2. Make sure it’s an introductory conversation. You didn’t figure this out over night, so, you can’t expect them to digest this in one sitting either. And their reaction will help you with the ultimate answer. Not their first reaction, but their third or fourth or twentieth reaction.
3. Do not preach. Speak in short sentences and make sure it’s a two way conversation. And don’t make it “all or nothing.” WE have a problem and WE need to work it out! WE need to talk about college, this is a really hard conversation and we won’t finish it today but we need to start.
4. Make sure the child has some “skin in the game.” I don’t care if you can afford it or not, they should have some responsibility. It varies from family to family but all kids should have some sense of what they are doing financially. Use their savings for part of the tuition and if Suzie’s grades improve, she gets it back next semester.

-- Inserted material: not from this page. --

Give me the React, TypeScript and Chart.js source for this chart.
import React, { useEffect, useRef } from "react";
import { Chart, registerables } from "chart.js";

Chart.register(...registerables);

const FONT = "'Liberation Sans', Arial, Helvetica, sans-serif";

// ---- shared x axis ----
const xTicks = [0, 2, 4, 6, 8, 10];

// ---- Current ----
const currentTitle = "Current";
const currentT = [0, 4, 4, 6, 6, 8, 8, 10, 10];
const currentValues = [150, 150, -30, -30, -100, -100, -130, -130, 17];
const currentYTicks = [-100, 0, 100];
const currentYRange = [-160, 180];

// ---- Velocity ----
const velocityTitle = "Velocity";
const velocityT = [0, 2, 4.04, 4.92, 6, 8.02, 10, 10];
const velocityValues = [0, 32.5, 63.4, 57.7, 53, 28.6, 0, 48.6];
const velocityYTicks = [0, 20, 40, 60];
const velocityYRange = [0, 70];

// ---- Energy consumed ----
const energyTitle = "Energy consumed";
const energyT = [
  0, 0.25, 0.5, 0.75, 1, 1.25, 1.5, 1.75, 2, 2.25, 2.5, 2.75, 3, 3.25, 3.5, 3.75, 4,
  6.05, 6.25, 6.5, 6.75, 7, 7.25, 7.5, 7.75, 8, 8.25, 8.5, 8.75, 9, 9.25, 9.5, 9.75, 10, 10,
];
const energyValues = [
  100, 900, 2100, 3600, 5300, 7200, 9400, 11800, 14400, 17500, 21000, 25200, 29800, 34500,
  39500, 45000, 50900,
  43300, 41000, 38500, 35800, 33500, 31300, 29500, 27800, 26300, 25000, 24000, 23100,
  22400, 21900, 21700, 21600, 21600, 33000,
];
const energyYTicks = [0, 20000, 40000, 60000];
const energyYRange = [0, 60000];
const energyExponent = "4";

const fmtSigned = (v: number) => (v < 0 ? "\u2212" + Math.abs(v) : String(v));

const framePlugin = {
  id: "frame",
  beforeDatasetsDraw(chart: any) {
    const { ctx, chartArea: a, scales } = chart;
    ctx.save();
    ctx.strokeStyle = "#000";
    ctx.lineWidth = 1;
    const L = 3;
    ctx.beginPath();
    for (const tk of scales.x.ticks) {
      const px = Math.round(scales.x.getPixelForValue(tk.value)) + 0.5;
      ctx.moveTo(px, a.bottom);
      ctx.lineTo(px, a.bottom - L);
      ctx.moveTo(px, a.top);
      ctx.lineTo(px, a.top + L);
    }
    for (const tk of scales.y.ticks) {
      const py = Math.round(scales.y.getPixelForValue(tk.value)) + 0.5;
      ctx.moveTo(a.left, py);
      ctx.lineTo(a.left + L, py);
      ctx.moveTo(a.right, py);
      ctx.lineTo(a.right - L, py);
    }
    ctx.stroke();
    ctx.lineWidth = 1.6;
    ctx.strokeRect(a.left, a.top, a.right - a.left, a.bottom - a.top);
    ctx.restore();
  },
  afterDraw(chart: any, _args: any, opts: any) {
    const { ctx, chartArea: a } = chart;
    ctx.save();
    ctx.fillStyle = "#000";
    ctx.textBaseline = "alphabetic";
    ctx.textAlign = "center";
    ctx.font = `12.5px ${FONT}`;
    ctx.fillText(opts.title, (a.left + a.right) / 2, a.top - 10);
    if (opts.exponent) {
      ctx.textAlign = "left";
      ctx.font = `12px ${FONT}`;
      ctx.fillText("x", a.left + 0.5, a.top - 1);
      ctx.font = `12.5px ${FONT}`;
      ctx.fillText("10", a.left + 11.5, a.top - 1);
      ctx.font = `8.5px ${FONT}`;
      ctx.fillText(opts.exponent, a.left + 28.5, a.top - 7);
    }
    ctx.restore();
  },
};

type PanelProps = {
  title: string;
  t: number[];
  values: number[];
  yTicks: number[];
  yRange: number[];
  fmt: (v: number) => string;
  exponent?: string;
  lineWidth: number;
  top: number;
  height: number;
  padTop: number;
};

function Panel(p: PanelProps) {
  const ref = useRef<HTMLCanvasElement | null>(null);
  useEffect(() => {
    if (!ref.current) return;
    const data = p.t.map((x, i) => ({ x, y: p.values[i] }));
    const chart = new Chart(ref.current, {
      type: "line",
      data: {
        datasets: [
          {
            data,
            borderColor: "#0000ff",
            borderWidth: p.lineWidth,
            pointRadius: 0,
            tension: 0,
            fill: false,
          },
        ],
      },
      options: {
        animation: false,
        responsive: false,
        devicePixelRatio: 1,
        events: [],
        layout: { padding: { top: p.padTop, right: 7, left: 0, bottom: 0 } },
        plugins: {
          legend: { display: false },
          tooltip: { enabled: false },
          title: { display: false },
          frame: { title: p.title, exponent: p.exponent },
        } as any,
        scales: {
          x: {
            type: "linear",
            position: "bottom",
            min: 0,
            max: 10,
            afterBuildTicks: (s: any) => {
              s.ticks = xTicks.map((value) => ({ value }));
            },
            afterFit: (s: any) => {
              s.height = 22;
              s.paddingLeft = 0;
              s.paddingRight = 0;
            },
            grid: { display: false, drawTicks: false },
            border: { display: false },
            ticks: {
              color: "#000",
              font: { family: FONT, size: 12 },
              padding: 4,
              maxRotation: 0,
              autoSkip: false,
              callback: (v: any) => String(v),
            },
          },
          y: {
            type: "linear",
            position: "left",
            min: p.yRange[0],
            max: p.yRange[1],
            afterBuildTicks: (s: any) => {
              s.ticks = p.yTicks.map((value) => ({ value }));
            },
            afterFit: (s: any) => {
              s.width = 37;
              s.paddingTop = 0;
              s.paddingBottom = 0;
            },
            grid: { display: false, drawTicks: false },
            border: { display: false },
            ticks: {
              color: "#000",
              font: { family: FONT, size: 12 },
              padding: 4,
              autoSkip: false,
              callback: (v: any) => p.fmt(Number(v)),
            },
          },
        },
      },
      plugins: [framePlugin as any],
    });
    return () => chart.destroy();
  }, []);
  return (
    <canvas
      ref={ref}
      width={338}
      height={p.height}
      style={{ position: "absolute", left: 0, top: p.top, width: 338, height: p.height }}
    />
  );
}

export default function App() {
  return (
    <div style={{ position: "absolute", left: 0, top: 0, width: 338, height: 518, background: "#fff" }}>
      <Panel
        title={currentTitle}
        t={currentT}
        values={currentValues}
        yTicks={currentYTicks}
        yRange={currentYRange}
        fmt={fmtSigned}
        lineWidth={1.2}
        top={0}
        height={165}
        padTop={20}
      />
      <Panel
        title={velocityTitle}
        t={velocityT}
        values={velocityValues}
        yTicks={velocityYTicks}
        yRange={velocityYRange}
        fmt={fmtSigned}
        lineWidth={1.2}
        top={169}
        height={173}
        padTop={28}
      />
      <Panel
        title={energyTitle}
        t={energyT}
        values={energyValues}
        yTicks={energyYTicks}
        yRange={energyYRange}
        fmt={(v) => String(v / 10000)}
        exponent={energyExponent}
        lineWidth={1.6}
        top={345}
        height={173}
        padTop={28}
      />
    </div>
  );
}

5. Discuss spending money. Don’t micromanage every nickel but come up with a budget. Are they on a meal plan or not? Does it make sense to downsize the meal plan and get grocery money? She sleeps until noon everyday and doesn’t get to the cafeteria when they serve breakfast or lunch so then she orders out for many meals. Who should pay for that decision? Did they earn anything this summer? Did they save or spend it all? Pick an amount that you both think is reasonable and then let them figure it out. Maybe they need to get a work-study job at school for spending money.
6. Give them a small amount at a time, weekly or monthly. If you give it all up front and they blow through it, you’re setting everyone up for a problem. Many parents give their kids a credit card and then blow up when they get the bill and the child spent $100 at CVS. Or even if they don’t blow up when the parent asks what they purchased at CVS, the student feels like they are being criticized or treated like a child. Now we are into self-esteem territory!

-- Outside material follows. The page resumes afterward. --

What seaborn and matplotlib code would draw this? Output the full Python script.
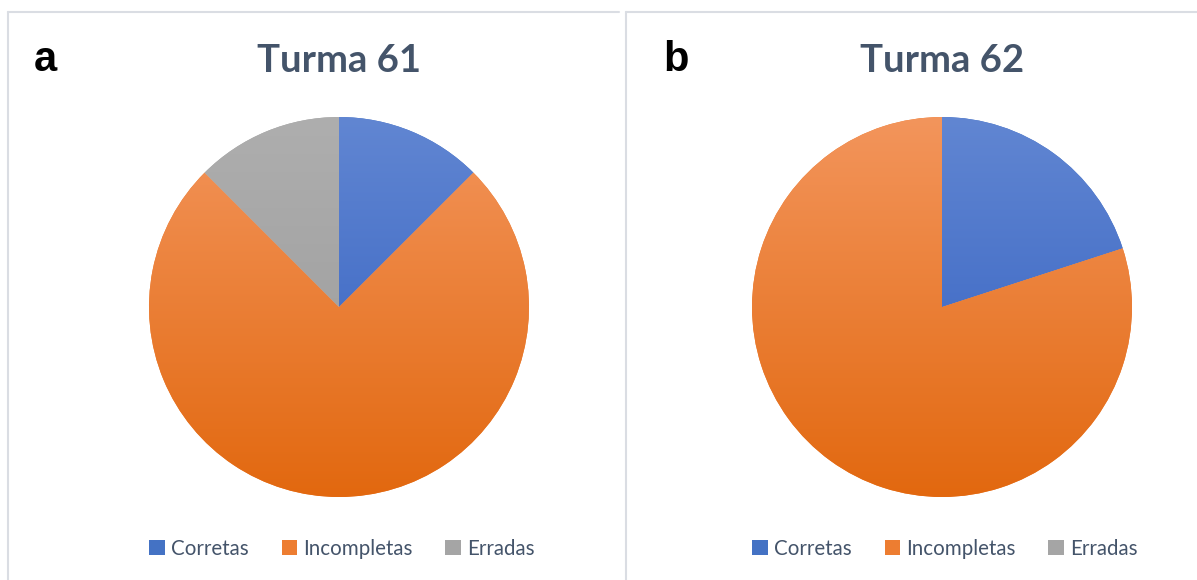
import numpy as np
import matplotlib
matplotlib.use("Agg")
import matplotlib.pyplot as plt
import seaborn as sns
from matplotlib.colors import LinearSegmentedColormap
from matplotlib.patches import Rectangle
from matplotlib.lines import Line2D

sns.set_theme(style="white")
plt.rcParams["font.family"] = ["Lato", "DejaVu Sans"]

categories = ["Corretas", "Incompletas", "Erradas"]
turma61 = [12.5, 75.0, 12.5]
turma62 = [20.0, 80.0, 0.0]
titles = ["Turma 61", "Turma 62"]
panel_letters = ["a", "b"]

# base colours per category, with light (top) and dark (bottom) gradient stops
base = sns.color_palette(["#4472C4", "#ED7D31", "#A5A5A5"])
grad_top = ["#6186D2", "#F3955C", "#AEAEAE"]
grad_bot = ["#2F5DBF", "#E2680F", "#999999"]

W, H = 1197, 580
fig = plt.figure(figsize=(W / 100, H / 100), dpi=100)
fig.patch.set_facecolor("white")

# panel frames (only the visible edges)
frame_col = "#DADDE3"
def fig_line(xs, ys):
    fig.add_artist(Line2D([x / W for x in xs], [1 - y / H for y in ys],
                          transform=fig.transFigure, color=frame_col, linewidth=1.5))

fig_line([8, 619], [12, 12])
fig_line([8, 8], [12, 600])
fig_line([626, 1200], [12, 12])
fig_line([626, 626], [12, 600])

centers = [339, 942]
radius = 190
cy = 307

for i, (vals, title, letter) in enumerate(zip([turma61, turma62], titles, panel_letters)):
    cx = centers[i]
    ax = fig.add_axes([(cx - radius) / W, 1 - (cy + radius) / H, 2 * radius / W, 2 * radius / H])
    wedges, _ = ax.pie(vals, colors=base, startangle=90, counterclock=False,
                       radius=1.0, wedgeprops=dict(linewidth=0))
    ax.set_aspect("equal")
    ax.axis("off")
    # vertical gradient fill clipped to each wedge
    for j, w in enumerate(wedges):
        if vals[j] <= 0:
            continue
        cmap = LinearSegmentedColormap.from_list(f"g{j}", [grad_top[j], grad_bot[j]])
        grad = np.linspace(0, 1, 256).reshape(-1, 1)
        im = ax.imshow(grad, cmap=cmap, extent=[-1, 1, -1, 1], origin="upper",
                       aspect="auto", zorder=2, interpolation="bilinear")
        im.set_clip_path(w)
    ax.set_xlim(-1, 1)
    ax.set_ylim(-1, 1)

    fig.text(cx / W, 1 - 61 / H, title, ha="center", va="center",
             fontsize=27.5, fontweight="bold", color="#44546A")
    lx = [45, 676][i]
    fig.text(lx / W, 1 - 60 / H, letter, ha="center", va="center",
             fontsize=30, fontweight="bold", color="black",
             family=["Liberation Sans", "DejaVu Sans"])

    handles = [Rectangle((0, 0), 1, 1, facecolor=c, edgecolor="none") for c in base]
    fig.legend(handles, categories, loc="center", bbox_to_anchor=(cx / W + 3 / W, 1 - 549 / H),
               ncol=3, frameon=False, fontsize=14.8, labelcolor="#44546A",
               handlelength=0.75, handleheight=0.75, handletextpad=0.3,
               columnspacing=1.6)

fig.savefig("out.png", dpi=100, facecolor="white")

Remember this is not a skill one develops overnight. Make a plan and then tweak it.
I have treated many families whose kids got an open amount in college and then the parents are furious at age 23, 24, 25… that they aren’t “off the payroll.” It’s never too late to have this conversation!
7. Make a plan for the semester with the child and then revisit it each semester, but let it go in between.
8. Once you let it go, buy the school logo for your car, move them in, pick out a good quality school sweatshirt for yourself for the fall and then enjoy this phase of parenting when your job has changed to be a member of the board of directors instead of the Chief Operating Officer.